What a beautiful world this will be
What a glorious time to be free

Get your ticket to that wheel in space
While there’s time
The fix is in
You’ll be a witness to that game of chance in the sky
You know we’ve got to win
Here at home we’ll play in the city
Powered by the sun
Perfect weather for a streamlined world
There’ll be spandex jackets one for everyone

What a beautiful world this will be
What a glorious time to be free

On that train all graphite and glitter
Undersea by rail
Ninety minutes from New York to Paris
(More leisure for artists everywhere)
A just machine to make big decisions
Programmed by fellows with compassion and vision
We’ll be clean when their work is done
We’ll be eternally free yes and eternally young

What a beautiful world this will be
What a glorious time to be free

How has this changed?

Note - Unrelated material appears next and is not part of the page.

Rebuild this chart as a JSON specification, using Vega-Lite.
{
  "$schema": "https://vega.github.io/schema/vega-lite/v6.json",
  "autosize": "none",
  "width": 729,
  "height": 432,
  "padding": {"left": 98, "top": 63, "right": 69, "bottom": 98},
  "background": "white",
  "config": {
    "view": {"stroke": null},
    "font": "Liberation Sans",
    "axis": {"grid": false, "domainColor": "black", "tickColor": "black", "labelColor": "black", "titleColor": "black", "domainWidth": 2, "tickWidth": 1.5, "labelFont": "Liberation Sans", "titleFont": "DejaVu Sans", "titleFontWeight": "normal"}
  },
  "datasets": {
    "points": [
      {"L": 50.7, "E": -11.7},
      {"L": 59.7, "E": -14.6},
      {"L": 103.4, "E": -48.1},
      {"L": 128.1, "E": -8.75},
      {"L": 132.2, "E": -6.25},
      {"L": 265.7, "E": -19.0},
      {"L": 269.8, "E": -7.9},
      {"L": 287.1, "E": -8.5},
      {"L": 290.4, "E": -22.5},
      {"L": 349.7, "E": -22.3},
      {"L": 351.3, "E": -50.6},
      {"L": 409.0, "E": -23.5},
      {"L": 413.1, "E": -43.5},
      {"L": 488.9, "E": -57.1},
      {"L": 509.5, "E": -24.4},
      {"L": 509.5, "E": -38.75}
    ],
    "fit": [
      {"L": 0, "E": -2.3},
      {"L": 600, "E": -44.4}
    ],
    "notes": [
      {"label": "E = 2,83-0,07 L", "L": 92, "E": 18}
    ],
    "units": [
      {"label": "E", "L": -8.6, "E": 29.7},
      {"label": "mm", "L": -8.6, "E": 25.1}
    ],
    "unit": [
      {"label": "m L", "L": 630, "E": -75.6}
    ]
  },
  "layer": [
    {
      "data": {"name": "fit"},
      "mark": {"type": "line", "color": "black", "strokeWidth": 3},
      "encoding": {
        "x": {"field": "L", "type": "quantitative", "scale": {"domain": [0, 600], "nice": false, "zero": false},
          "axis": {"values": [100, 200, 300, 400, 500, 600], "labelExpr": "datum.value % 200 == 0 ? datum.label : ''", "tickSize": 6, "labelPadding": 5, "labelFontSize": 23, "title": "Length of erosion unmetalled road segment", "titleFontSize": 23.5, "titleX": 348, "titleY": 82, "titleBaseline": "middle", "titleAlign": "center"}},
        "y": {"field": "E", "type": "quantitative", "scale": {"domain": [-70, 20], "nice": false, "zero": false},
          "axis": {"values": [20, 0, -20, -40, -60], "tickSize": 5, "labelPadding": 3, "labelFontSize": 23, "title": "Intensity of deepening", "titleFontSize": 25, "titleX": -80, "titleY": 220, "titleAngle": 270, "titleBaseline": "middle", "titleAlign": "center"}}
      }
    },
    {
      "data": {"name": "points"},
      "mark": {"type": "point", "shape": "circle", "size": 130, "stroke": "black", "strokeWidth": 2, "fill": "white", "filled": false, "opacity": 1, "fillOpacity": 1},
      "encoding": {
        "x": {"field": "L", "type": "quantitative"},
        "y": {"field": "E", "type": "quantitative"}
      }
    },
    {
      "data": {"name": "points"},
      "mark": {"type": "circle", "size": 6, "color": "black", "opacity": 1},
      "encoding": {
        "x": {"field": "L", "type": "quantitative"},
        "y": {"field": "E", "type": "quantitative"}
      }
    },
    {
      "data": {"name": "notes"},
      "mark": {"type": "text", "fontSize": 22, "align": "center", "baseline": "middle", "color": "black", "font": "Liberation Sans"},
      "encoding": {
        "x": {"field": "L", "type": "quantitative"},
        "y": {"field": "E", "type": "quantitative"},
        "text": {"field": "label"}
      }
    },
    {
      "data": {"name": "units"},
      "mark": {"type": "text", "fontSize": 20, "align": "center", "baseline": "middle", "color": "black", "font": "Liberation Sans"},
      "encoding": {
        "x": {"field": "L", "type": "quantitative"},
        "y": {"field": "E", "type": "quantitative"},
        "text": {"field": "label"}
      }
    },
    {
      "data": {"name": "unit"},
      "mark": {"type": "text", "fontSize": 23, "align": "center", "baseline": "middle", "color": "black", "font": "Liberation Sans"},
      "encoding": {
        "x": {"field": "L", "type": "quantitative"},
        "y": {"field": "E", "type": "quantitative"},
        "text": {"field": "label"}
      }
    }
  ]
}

Well, it’s not only about hating (yes, I must admit it, I hate) the man who sits in the Oval Office, as well as the craven Vice President. It’s not only about how the country is clouded over with signs that read ‘Call 311 for suspicious activity’ and TV Networks that spew political propaganda that Pravda would have been happy to print or broadcast. It’s not only about more homeless on the street with no attention paid to their plight, or the fact that children no longer learn music or art in many public schools, or that people seem to think that a magnetic ribbon on their gasoline-gulping SUV constitutes support for the troops in a war that just goes on and on as far as the eye can see. It’s not only the growing cultivation of religious fanatics, both here (the Christians) and abroad (the Muslims). It’s not only the fact that atheists are not even considered citizens and scientists are seen once again as heretics for teaching the facts of evolution. As far as I look on the horizon, I see decline for the US, socially, politically, intellectually, economically, and philosophically, and that saddens me more.

At the end of the movie ‘Three Days of the Condor’, Max von Sydow, the Swiss hit man, suggests to Robert Redford that he should move to Europe because if he stays in the US, sooner or later he’ll get murdered. Redford says that he can’t, that he’d miss America too much. I wonder how that line would be interpreted in a movie today?

My friend Rob said that he thought of me as a new statistic: a Metro-Survivalist. Instead of stocking a cave in the mountains with bottled water, food and firearms, I flee to a city of more opportunities (or at least one that doesn’t seem to be on this downward slope). I pointed out that this was often what led immigrants to countries for years, potato famine or whatever else led to the move, so this really isn’t anything new. What is new is that now it’s an American seeking his fortune in another country that just might be better, and that is the saddest thing of all.